Set problem
Retype, word for word, the lines between the ones holding "Generate a Python" and "return 1 - (y - OFF) / H", inclusive; pictures stay out of the copy.

Record list

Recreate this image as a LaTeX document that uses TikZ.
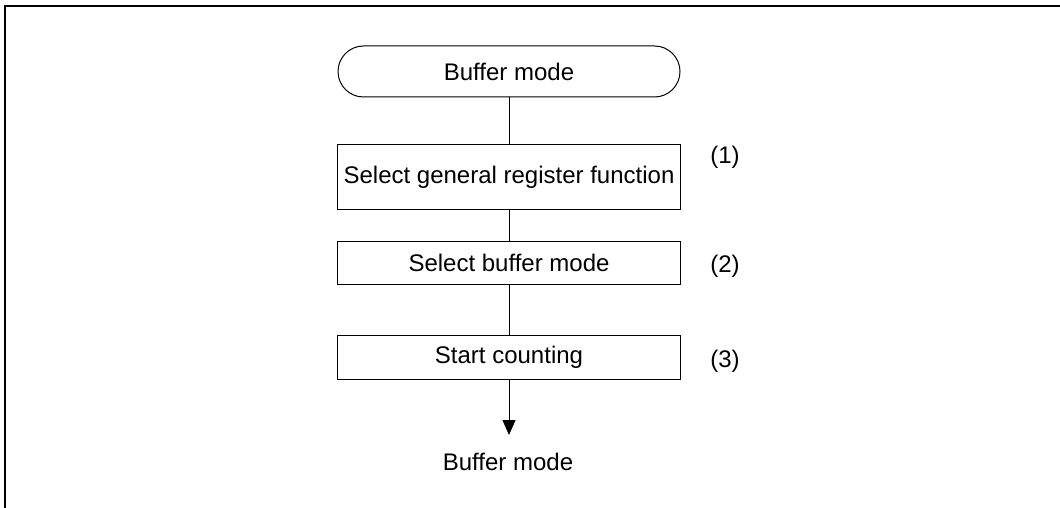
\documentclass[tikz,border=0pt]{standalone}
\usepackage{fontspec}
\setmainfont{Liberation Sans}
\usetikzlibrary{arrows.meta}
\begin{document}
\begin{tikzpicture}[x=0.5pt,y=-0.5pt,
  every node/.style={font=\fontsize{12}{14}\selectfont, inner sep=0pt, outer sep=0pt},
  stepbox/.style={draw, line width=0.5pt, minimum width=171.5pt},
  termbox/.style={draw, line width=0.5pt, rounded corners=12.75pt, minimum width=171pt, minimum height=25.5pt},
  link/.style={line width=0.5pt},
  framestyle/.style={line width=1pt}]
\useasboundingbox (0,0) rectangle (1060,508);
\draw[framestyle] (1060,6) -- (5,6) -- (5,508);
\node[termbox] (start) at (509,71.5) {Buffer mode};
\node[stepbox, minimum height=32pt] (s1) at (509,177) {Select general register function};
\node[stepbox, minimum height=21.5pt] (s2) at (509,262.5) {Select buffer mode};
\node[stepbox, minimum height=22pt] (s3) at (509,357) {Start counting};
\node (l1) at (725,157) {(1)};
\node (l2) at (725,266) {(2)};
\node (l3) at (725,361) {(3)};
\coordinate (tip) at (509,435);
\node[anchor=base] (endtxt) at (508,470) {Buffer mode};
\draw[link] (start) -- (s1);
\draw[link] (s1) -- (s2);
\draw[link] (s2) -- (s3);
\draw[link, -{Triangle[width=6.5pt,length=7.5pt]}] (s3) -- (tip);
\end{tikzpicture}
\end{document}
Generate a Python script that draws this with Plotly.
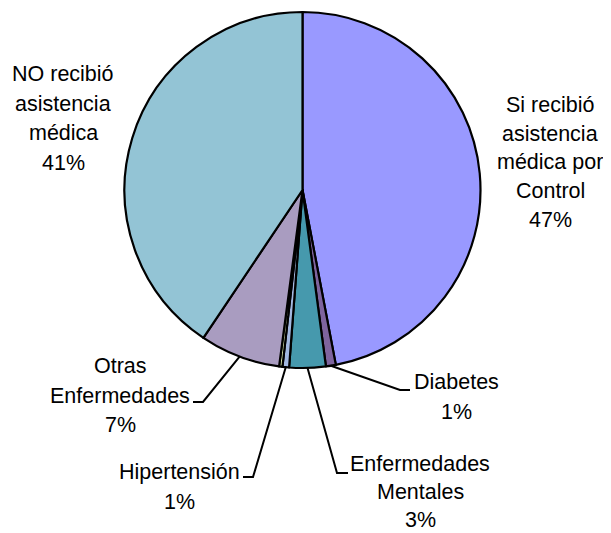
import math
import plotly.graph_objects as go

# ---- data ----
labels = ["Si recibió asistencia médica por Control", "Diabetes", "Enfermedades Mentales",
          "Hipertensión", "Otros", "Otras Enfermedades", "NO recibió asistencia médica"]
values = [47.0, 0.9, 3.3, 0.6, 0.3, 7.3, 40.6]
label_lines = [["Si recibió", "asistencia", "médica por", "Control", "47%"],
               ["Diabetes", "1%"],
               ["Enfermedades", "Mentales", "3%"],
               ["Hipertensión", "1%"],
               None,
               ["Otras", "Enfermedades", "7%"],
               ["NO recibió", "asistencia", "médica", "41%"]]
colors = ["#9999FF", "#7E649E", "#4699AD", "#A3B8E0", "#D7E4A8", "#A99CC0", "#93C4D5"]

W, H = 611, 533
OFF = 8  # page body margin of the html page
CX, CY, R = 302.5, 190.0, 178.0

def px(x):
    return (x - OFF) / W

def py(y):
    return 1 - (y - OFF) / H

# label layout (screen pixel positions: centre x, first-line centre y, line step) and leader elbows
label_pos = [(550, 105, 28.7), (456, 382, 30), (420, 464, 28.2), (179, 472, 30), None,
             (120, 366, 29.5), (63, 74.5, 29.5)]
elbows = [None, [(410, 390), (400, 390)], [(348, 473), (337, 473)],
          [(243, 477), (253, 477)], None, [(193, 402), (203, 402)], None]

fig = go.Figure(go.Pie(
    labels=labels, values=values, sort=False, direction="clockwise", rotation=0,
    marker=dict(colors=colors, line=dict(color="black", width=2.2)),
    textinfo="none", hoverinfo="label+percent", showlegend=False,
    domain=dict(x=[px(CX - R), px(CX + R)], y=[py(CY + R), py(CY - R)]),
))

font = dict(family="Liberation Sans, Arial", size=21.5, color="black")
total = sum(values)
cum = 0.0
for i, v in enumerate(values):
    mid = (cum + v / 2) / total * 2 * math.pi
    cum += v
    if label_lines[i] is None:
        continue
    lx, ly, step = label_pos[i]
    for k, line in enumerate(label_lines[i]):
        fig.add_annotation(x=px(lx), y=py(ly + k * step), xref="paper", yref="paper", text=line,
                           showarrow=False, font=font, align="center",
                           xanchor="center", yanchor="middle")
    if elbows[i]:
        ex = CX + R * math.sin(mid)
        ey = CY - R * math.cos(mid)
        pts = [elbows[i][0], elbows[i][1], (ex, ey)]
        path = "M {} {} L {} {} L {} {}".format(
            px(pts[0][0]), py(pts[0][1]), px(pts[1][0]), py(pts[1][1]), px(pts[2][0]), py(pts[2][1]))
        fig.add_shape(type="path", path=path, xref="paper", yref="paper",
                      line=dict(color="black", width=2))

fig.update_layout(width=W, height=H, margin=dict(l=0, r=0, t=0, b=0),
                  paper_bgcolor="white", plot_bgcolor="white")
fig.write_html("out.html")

Solution below
Generate a Python script that draws this with Plotly.
import math
import plotly.graph_objects as go

# ---- data ----
labels = ["Si recibió asistencia médica por Control", "Diabetes", "Enfermedades Mentales",
          "Hipertensión", "Otros", "Otras Enfermedades", "NO recibió asistencia médica"]
values = [47.0, 0.9, 3.3, 0.6, 0.3, 7.3, 40.6]
label_lines = [["Si recibió", "asistencia", "médica por", "Control", "47%"],
               ["Diabetes", "1%"],
               ["Enfermedades", "Mentales", "3%"],
               ["Hipertensión", "1%"],
               None,
               ["Otras", "Enfermedades", "7%"],
               ["NO recibió", "asistencia", "médica", "41%"]]
colors = ["#9999FF", "#7E649E", "#4699AD", "#A3B8E0", "#D7E4A8", "#A99CC0", "#93C4D5"]

W, H = 611, 533
OFF = 8  # page body margin of the html page
CX, CY, R = 302.5, 190.0, 178.0

def px(x):
    return (x - OFF) / W

def py(y):
    return 1 - (y - OFF) / H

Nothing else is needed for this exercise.